Mit Partnerstaaten wie den oben genannten ist es für die EU schlicht unmöglich, weiterhin auf «Einheitsmenu für alle» zu bestehen. An so viel Unflexibilität müsste sie zerbrechen.
Mit Kanada geht es ja auch: Zusammenarbeiten, wie unter vernünftigen Erwachsenen.
Die EU arbeitet mit Druck und Erpressung, sie nennt das „Recht“. Von demokratischen Verhältnissen weit entfernt. De Gaulle sprach einmal von einem Europa der Vaterländer. „Une Europe des patries“.

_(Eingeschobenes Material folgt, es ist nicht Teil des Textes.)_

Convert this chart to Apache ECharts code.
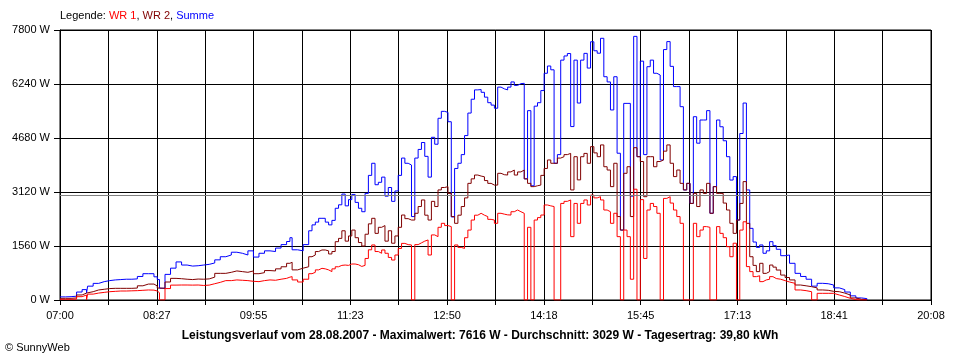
<!DOCTYPE html>
<html>
<head>
<meta charset="utf-8">
<script src="https://cdn.jsdelivr.net/npm/echarts@6/dist/echarts.min.js"></script>
<style>
html,body{margin:0;padding:0;background:#fff;}
#c{width:960px;height:360px;}
</style>
</head>
<body>
<div id="c"></div>
<script>
// ---- data ----
const times = [
  '07:00','07:05','07:10','07:15','07:20','07:24','07:25','07:30','07:35','07:40',
  '07:45','07:50','07:55','08:00','08:05','08:10','08:15','08:20','08:25','08:28',
  '08:30','08:35','08:40','08:45','08:50','08:55','09:00','09:05','09:10','09:15',
  '09:20','09:25','09:30','09:35','09:40','09:45','09:50','09:55','10:00','10:05',
  '10:10','10:15','10:20','10:25','10:28','10:30','10:35','10:40','10:45',
  '10:48','10:51','10:54','10:57',
  '11:00','11:03','11:06','11:09','11:12','11:15','11:18','11:21','11:24','11:27',
  '11:30','11:33','11:36','11:39','11:42','11:45','11:48','11:51','11:54','11:57',
  '12:00','12:03','12:06','12:09','12:12','12:15','12:18','12:21','12:24','12:27',
  '12:30','12:33','12:36','12:39','12:42','12:45','12:48','12:51','12:54','12:57',
  '13:00','13:03','13:06','13:09','13:12','13:15','13:18','13:21','13:24','13:27',
  '13:30','13:33','13:36','13:39','13:42','13:45','13:48','13:51','13:54','13:57',
  '14:00','14:03','14:06','14:09','14:12','14:15','14:18','14:21','14:24','14:27',
  '14:30','14:33','14:36','14:39','14:42','14:45','14:48','14:51','14:54','14:57',
  '15:00','15:03','15:06','15:09','15:12','15:15','15:18','15:21','15:24','15:27',
  '15:30','15:33','15:36','15:39','15:42','15:45','15:48','15:51','15:54','15:57',
  '16:00','16:03','16:06','16:09','16:12','16:15','16:18','16:21','16:24','16:27',
  '16:30','16:33','16:36','16:39','16:42','16:45','16:48','16:51','16:54','16:57',
  '17:00','17:03','17:06','17:09','17:12','17:15','17:18','17:21','17:24','17:27',
  '17:30','17:33','17:36','17:39','17:42','17:45',
  '17:48','17:52','17:56','18:00','18:05','18:10','18:15','18:20','18:25','18:30',
  '18:35','18:40','18:45','18:50','18:55','19:00','19:05','19:10'
];

const summe = [
  90,96,110,230,300,200,400,480,530,560,
  580,590,600,600,610,680,760,760,670,590,
  340,740,920,1100,1010,980,990,1010,1030,1070,
  1160,1250,1300,1380,1350,1300,1420,1240,1350,1420,
  1400,1500,1600,1690,1800,1450,1420,1600,2000,
  2170,2250,2360,2360,
  2250,2170,2300,2650,2750,3060,2720,2900,3050,2820,
  2650,2550,3080,3600,3950,3330,3400,3550,3000,3250,
  2850,3150,3600,4100,3950,3900,2410,4100,4350,4550,
  4150,3550,4700,4500,5250,5450,5420,5150,2400,3800,
  3950,4200,4750,5400,5800,6070,6080,6000,5860,5700,
  5630,5540,6150,6100,6070,6150,6300,6200,6250,6260,
  3500,5470,3300,5600,5700,6050,6550,6760,6650,3950,
  4200,6930,7050,7120,5010,6930,5690,6930,7125,6700,
  7460,7200,7130,7560,6450,6300,5490,6450,4240,2020,
  5680,5680,3000,7616,4140,6900,4200,6740,6930,6550,
  6500,4045,7235,7465,6750,6165,6165,5585,3180,3370,
  2790,5295,4530,5200,5200,5470,2505,3275,5200,5005,
  4600,4140,3465,3565,2310,4810,5690,3180,2070,1675,
  1520,1590,1350,1420,1685,1570,
  1465,1280,1300,1060,770,680,600,400,482,470,
  433,350,300,230,120,60,40,0
];

const wr2 = [
  48,48,60,145,200,200,240,290,310,330,
  337,337,337,337,345,410,460,460,405,345,
  337,520,625,615,600,590,605,600,610,660,
  770,770,800,840,820,800,840,760,790,850,
  840,900,960,1060,1090,870,920,960,1250,
  1300,1400,1445,1445,
  1420,1330,1400,1685,1780,2000,1700,1850,2020,1800,
  1660,1560,1900,2200,2360,1925,2100,2150,1700,2000,
  1640,1850,2100,2455,2350,2310,2310,2505,2700,2890,
  2450,2310,2850,2700,3180,3250,3275,3080,2410,2215,
  2450,2700,2950,3370,3500,3610,3580,3560,3450,3370,
  3320,3320,3660,3620,3610,3700,3755,3610,3700,3755,
  3500,3370,3275,3300,3320,3600,3800,4045,3950,3950,
  4100,4140,4200,4235,3180,4140,3470,4140,4235,3950,
  4430,4250,4140,4480,3850,3755,3275,3950,2410,2020,
  3660,3850,2410,4400,4140,4000,2985,4140,4140,3850,
  4000,4045,4300,4480,3950,3565,3755,3370,3180,3370,
  2790,3080,2700,3180,3080,3370,2505,3275,3080,3080,
  2800,2600,2215,1925,2310,2790,3420,2215,1250,1000,
  820,1060,770,820,1010,950,
  865,720,650,580,433,410,385,350,290,280,
  250,240,200,145,60,20,10,0
];

const wr1 = [
  20,20,25,96,145,0,170,200,220,240,
  250,260,260,265,270,280,290,285,260,210,
  0,330,430,433,433,430,433,420,430,470,
  510,560,560,580,570,560,540,530,560,580,
  570,600,625,660,675,580,520,600,760,
  800,870,915,900,
  870,820,900,960,1000,1010,1000,1040,1040,1020,
  970,1000,1200,1450,1590,1400,1350,1445,1350,1230,
  1155,1300,1490,1635,1600,1590,0,1600,1650,1700,
  1735,1300,1880,1830,2100,2215,2150,2120,0,1590,
  1520,1490,1800,2020,2310,2450,2505,2450,2410,2330,
  2310,2215,2505,2480,2460,2455,2550,2600,2550,2505,
  0,2100,0,2310,2380,2455,2745,2720,2700,0,
  0,2790,2850,2890,1830,2790,2215,2790,2890,2745,
  3030,2950,2985,2890,2600,2550,2215,2505,1830,0,
  2020,1830,600,3200,0,2900,1200,2600,2790,2700,
  2505,0,2935,2985,2800,2600,2410,2215,0,0,
  0,2215,1830,2020,2120,2100,0,0,2120,1925,
  1800,1540,1250,1640,0,2020,2260,965,820,675,
  700,530,580,600,675,620,
  600,560,520,482,290,270,240,0,193,193,
  193,145,100,48,10,0,0,0
];

const average = 3029;
const xTickLabels = ['07:00','08:27','09:55','11:23','12:50','14:18','15:45','17:13','18:41','20:08'];
const yMax = 7800, yStep = 1560;
const dayStart = '07:00', dayEnd = '20:08';
const subdivisions = 18;

// ---- build ----
function toMin(t){ const p=t.split(':'); return (+p[0])*60 + (+p[1]); }
const t0 = toMin(dayStart), span = toMin(dayEnd) - t0;
const xStep = span / subdivisions;
function pairs(vals){ return times.map((t,i)=>[toMin(t)-t0, vals[i]]); }

const FONT = 'Liberation Sans, Arial, sans-serif';
const chart = echarts.init(document.getElementById('c'), null, {renderer:'canvas'});
chart.setOption({
  animation:false,
  backgroundColor:'#ffffff',
  title:[
    {
      text:'{k|Legende: }{r|WR 1}{k|, }{m|WR 2}{k|, }{b|Summe}',
      left:60, top:10, padding:0,
      textStyle:{
        fontFamily:FONT, fontSize:11, fontWeight:'normal',
        rich:{
          k:{color:'#000', fontFamily:FONT, fontSize:11},
          r:{color:'#ff0000', fontFamily:FONT, fontSize:11},
          m:{color:'#800000', fontFamily:FONT, fontSize:11},
          b:{color:'#0000ff', fontFamily:FONT, fontSize:11}
        }
      }
    },
    {
      text:'Leistungsverlauf vom 28.08.2007 - Maximalwert: 7616 W - Durchschnitt: 3029 W - Tagesertrag: 39,80 kWh',
      left:'center', top:330, padding:0,
      textStyle:{fontFamily:FONT, fontSize:12, fontWeight:'bold', color:'#000'}
    },
    {
      text:'\u00a9 SunnyWeb',
      left:5, top:342, padding:0,
      textStyle:{fontFamily:FONT, fontSize:11, fontWeight:'normal', color:'#000'}
    }
  ],
  grid:{left:60, right:29, top:30, bottom:60, show:true, borderColor:'#000', borderWidth:1, backgroundColor:'#fff'},
  xAxis:{
    type:'value', min:0, max:span, interval:xStep,
    axisLine:{show:true, lineStyle:{color:'#000', width:1}},
    axisTick:{show:true, length:5, lineStyle:{color:'#000'}},
    splitLine:{show:true, lineStyle:{color:'#000', width:1}},
    axisLabel:{
      color:'#000', fontFamily:FONT, fontSize:11, margin:10,
      showMinLabel:true, showMaxLabel:true, hideOverlap:false,
      formatter:function(v){
        const i = Math.round(v/xStep);
        return (i%2===0) ? (xTickLabels[i/2]||'') : '';
      }
    }
  },
  yAxis:{
    type:'value', min:0, max:yMax, interval:yStep,
    axisLine:{show:true, lineStyle:{color:'#000', width:1}},
    axisTick:{show:true, length:6, lineStyle:{color:'#000'}},
    splitLine:{show:true, lineStyle:{color:'#000', width:1}},
    axisLabel:{color:'#000', fontFamily:FONT, fontSize:11, margin:10,
      formatter:function(v){ return String(Math.round(v)) + ' W'; }}
  },
  series:[
    {name:'Summe', type:'line', step:'end', data:pairs(summe), showSymbol:false, symbol:'none',
     lineStyle:{color:'#0000ff', width:1}, itemStyle:{color:'#0000ff'},
     markLine:{silent:true, symbol:['none','none'], label:{show:false},
       lineStyle:{color:'#808080', type:'solid', width:1}, data:[{yAxis:average}]}},
    {name:'WR 2', type:'line', step:'end', data:pairs(wr2), showSymbol:false, symbol:'none',
     lineStyle:{color:'#800000', width:1}, itemStyle:{color:'#800000'}},
    {name:'WR 1', type:'line', step:'end', data:pairs(wr1), showSymbol:false, symbol:'none',
     lineStyle:{color:'#ff0000', width:1}, itemStyle:{color:'#ff0000'}}
  ]
});
</script>
</body>
</html>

Vielleicht kommt man leichter zu Antworten betreffend Umgang mit der Nato, wenn man sich die neueste Rede des Friedensaktivisten Eugen Jürgen Drewermann anhört, welcher mit eindrücklich Argumentation einen Austritt Deutschlands aus der Nato verlangt: https://youtu.be/7bxvAqiMl1I Die Nato hat einen grossen Teil ihrer Glaubwürdigkeit als Friedensbündnis verloren. Ob sie es schafft, diese Glaubwürdigkeit wieder her zu stellen indem sie die gegenwärtigen Kontrahenten an den Verhandlungstisch bringt und einen Waffenstillstand erreicht, oder sogar einen nicht faulen Kompromiss ? Die kommenden Ereignisse welche in die Weltgeschichte eingehen werden, werden es aufzeigen.